Stated task
Restate the listing below word for word, omitting any images.

Data section

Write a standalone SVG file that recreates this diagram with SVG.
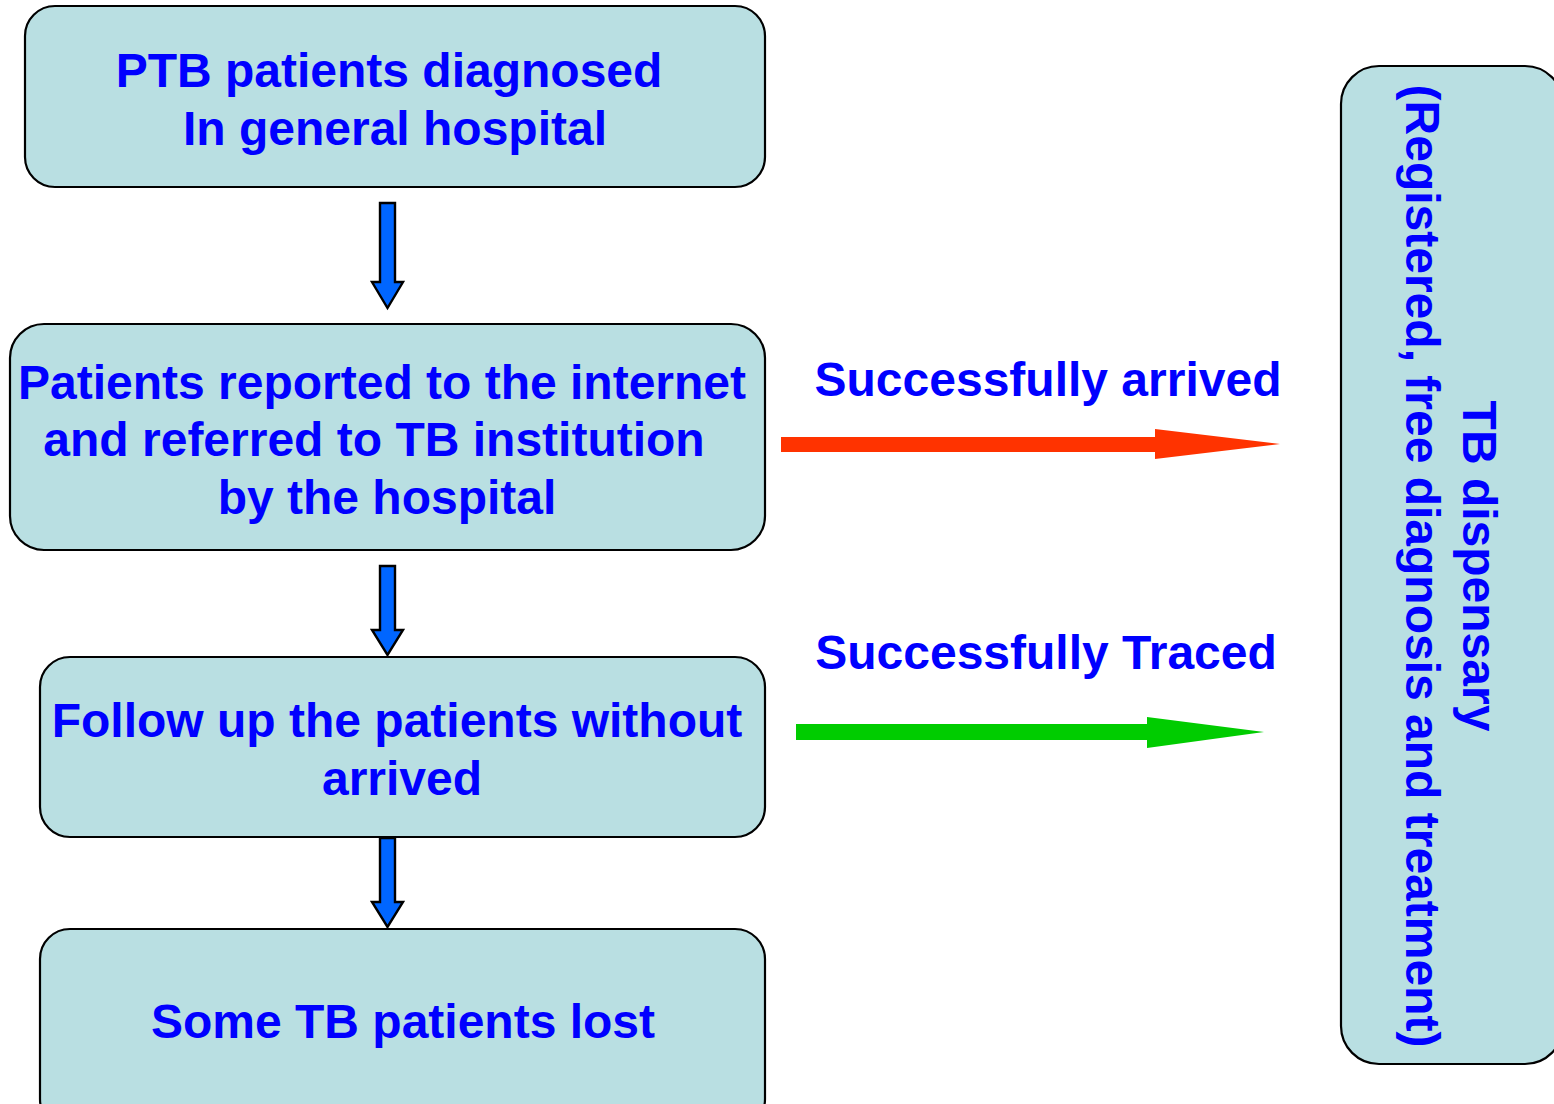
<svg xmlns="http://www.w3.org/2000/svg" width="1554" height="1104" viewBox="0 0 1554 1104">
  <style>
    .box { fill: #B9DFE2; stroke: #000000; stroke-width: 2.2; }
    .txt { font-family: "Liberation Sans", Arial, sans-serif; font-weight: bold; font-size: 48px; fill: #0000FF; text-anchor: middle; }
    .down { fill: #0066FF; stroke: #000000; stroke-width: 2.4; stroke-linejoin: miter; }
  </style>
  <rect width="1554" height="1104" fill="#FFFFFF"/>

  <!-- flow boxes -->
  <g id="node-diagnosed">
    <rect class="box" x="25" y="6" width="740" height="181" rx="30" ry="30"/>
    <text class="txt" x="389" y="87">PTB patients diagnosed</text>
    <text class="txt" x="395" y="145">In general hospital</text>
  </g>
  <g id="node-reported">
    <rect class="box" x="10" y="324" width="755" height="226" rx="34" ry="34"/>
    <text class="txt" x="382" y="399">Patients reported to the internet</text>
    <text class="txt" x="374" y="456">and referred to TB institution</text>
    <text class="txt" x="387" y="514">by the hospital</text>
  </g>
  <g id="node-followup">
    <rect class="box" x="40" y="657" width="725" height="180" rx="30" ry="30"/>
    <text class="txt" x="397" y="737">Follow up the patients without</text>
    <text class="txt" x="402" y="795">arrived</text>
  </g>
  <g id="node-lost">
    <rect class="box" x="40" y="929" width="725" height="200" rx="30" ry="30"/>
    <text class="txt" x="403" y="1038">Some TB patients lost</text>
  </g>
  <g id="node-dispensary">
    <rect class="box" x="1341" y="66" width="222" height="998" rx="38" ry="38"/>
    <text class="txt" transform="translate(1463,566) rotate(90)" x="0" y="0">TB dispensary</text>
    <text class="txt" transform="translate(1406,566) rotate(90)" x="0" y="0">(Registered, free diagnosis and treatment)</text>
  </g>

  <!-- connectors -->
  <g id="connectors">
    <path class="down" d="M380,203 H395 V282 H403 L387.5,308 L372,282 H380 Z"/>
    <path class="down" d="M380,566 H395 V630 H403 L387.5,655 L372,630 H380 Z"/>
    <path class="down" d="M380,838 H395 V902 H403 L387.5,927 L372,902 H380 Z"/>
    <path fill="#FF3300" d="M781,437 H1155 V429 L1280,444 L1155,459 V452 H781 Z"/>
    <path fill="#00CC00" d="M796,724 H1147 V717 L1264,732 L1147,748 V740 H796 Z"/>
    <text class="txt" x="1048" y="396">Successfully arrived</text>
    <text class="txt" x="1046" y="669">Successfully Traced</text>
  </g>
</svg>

Exercise result
Write a standalone SVG file that recreates this diagram with SVG.
<svg xmlns="http://www.w3.org/2000/svg" width="1554" height="1104" viewBox="0 0 1554 1104">
  <style>
    .box { fill: #B9DFE2; stroke: #000000; stroke-width: 2.2; }
    .txt { font-family: "Liberation Sans", Arial, sans-serif; font-weight: bold; font-size: 48px; fill: #0000FF; text-anchor: middle; }
    .down { fill: #0066FF; stroke: #000000; stroke-width: 2.4; stroke-linejoin: miter; }
  </style>
  <rect width="1554" height="1104" fill="#FFFFFF"/>

  <!-- flow boxes -->
  <g id="node-diagnosed">
    <rect class="box" x="25" y="6" width="740" height="181" rx="30" ry="30"/>
    <text class="txt" x="389" y="87">PTB patients diagnosed</text>
    <text class="txt" x="395" y="145">In general hospital</text>
  </g>
  <g id="node-reported">
    <rect class="box" x="10" y="324" width="755" height="226" rx="34" ry="34"/>
    <text class="txt" x="382" y="399">Patients reported to the internet</text>
    <text class="txt" x="374" y="456">and referred to TB institution</text>
    <text class="txt" x="387" y="514">by the hospital</text>
  </g>
  <g id="node-followup">
    <rect class="box" x="40" y="657" width="725" height="180" rx="30" ry="30"/>
    <text class="txt" x="397" y="737">Follow up the patients without</text>
    <text class="txt" x="402" y="795">arrived</text>
  </g>
  <g id="node-lost">
    <rect class="box" x="40" y="929" width="725" height="200" rx="30" ry="30"/>
    <text class="txt" x="403" y="1038">Some TB patients lost</text>
  </g>
  <g id="node-dispensary">
    <rect class="box" x="1341" y="66" width="222" height="998" rx="38" ry="38"/>
    <text class="txt" transform="translate(1463,566) rotate(90)" x="0" y="0">TB dispensary</text>
    <text class="txt" transform="translate(1406,566) rotate(90)" x="0" y="0">(Registered, free diagnosis and treatment)</text>
  </g>

  <!-- connectors -->
  <g id="connectors">
    <path class="down" d="M380,203 H395 V282 H403 L387.5,308 L372,282 H380 Z"/>
    <path class="down" d="M380,566 H395 V630 H403 L387.5,655 L372,630 H380 Z"/>
    <path class="down" d="M380,838 H395 V902 H403 L387.5,927 L372,902 H380 Z"/>
    <path fill="#FF3300" d="M781,437 H1155 V429 L1280,444 L1155,459 V452 H781 Z"/>
    <path fill="#00CC00" d="M796,724 H1147 V717 L1264,732 L1147,748 V740 H796 Z"/>
    <text class="txt" x="1048" y="396">Successfully arrived</text>
    <text class="txt" x="1046" y="669">Successfully Traced</text>
  </g>
</svg>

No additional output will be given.